* Description of the task: Using the listing below, copy every line that mentions "this".

[Start Provided material]

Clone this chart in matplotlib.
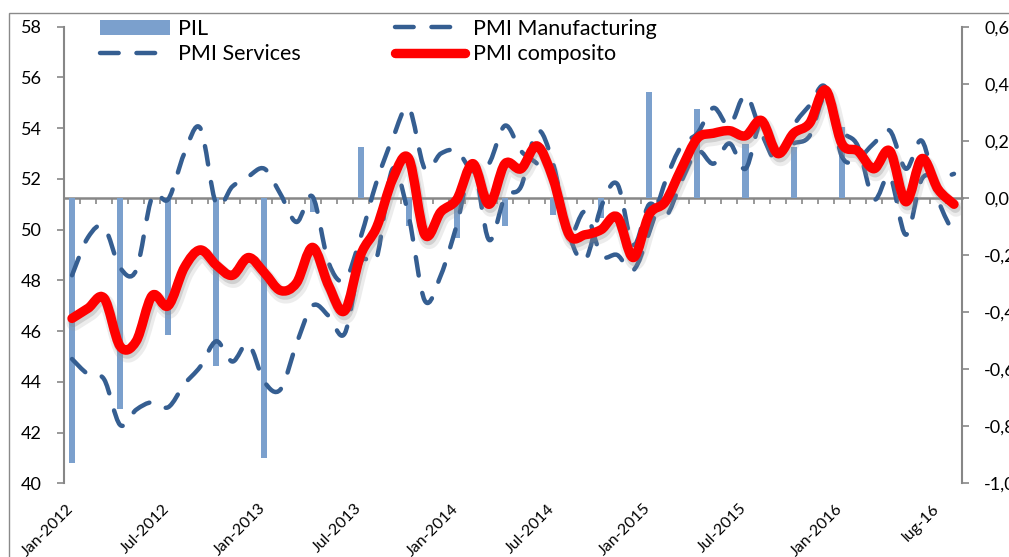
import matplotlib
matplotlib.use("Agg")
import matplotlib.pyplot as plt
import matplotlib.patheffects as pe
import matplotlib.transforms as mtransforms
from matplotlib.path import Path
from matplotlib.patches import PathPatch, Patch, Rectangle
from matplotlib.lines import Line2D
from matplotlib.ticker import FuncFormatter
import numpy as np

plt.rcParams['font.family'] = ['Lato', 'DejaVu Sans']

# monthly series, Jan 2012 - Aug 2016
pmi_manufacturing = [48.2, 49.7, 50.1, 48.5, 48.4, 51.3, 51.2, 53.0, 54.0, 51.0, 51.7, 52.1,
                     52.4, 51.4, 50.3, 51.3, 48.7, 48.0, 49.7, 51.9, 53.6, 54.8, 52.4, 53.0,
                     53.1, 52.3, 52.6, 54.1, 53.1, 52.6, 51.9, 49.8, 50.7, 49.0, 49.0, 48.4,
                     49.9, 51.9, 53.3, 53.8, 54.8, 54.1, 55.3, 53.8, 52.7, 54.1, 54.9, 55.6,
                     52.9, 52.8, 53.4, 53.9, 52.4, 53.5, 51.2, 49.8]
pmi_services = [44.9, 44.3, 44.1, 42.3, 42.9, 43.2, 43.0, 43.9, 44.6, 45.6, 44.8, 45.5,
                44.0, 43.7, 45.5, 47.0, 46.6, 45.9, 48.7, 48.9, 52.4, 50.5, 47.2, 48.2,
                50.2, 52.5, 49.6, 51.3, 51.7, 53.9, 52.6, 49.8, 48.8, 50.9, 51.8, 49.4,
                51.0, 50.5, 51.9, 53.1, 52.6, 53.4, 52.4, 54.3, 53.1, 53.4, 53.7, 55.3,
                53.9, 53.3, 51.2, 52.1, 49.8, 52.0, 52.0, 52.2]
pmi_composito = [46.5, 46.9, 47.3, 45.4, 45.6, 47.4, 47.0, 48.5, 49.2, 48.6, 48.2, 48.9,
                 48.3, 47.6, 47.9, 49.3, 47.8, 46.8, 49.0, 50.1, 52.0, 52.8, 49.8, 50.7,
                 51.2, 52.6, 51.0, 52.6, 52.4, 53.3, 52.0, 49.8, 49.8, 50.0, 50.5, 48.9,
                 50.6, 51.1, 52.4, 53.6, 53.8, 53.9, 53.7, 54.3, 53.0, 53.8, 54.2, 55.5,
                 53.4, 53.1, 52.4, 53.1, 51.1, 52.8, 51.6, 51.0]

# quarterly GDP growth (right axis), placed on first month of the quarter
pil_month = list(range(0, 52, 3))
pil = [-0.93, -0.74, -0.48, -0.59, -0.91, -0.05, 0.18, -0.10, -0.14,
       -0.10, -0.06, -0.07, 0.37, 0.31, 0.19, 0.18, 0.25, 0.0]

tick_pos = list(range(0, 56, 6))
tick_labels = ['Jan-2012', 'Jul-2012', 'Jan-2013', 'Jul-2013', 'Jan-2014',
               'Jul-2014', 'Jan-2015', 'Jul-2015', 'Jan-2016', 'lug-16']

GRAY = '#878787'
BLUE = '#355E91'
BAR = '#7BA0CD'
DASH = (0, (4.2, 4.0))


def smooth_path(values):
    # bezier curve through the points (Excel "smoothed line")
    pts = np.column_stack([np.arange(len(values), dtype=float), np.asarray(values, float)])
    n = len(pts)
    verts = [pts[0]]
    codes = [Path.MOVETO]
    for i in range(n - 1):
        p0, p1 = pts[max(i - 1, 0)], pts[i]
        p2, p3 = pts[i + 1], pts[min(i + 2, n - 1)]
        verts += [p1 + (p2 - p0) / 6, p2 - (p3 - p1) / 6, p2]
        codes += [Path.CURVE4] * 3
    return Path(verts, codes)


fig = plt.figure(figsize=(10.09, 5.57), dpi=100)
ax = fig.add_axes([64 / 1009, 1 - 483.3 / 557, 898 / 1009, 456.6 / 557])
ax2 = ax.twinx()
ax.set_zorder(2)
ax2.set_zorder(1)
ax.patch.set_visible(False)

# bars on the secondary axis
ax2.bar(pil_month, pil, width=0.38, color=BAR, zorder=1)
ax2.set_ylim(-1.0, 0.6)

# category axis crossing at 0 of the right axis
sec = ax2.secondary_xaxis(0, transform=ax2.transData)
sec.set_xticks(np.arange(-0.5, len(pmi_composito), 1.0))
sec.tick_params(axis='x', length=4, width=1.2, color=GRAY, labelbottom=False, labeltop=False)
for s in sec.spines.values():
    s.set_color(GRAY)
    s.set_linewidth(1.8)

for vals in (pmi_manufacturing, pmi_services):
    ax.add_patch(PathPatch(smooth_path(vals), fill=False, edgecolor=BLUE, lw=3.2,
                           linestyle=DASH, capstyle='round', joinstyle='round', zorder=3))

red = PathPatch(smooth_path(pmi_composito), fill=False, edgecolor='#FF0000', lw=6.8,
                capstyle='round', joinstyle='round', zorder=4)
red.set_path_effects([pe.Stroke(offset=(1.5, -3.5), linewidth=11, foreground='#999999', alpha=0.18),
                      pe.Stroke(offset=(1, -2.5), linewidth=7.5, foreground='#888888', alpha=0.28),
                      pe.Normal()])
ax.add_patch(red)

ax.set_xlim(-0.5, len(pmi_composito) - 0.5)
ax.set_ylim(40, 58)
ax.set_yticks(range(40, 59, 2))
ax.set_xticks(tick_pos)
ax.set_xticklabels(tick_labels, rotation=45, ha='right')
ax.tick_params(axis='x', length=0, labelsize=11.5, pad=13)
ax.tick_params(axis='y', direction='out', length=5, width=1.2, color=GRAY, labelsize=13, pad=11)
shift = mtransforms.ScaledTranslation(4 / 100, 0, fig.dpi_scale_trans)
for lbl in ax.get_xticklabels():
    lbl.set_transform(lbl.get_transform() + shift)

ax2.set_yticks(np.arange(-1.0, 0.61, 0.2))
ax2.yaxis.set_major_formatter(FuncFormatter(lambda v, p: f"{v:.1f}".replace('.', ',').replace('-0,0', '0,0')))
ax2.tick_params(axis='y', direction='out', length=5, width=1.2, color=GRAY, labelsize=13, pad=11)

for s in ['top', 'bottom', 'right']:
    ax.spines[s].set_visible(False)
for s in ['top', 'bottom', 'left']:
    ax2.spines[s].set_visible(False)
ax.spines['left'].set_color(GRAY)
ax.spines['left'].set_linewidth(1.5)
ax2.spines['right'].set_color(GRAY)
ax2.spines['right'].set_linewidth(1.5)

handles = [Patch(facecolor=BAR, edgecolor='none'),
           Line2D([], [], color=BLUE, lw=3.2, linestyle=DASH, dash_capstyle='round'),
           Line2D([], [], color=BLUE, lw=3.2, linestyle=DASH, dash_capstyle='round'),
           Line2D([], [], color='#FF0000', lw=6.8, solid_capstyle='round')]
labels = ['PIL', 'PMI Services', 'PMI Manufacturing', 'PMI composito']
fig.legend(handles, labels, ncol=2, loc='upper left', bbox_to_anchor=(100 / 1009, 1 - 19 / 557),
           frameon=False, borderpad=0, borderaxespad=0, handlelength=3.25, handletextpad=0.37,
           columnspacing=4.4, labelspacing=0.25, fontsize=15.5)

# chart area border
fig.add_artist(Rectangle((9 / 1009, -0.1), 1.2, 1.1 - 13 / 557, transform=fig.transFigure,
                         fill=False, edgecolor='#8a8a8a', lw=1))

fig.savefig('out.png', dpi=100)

[End Provided material]
[Start Provided material]

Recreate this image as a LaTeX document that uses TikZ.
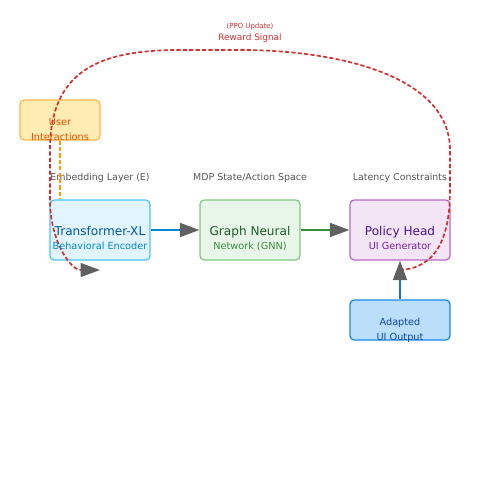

[End Provided material]

* Finished task:
Clone this chart in matplotlib.
Recreate this image as a LaTeX document that uses TikZ.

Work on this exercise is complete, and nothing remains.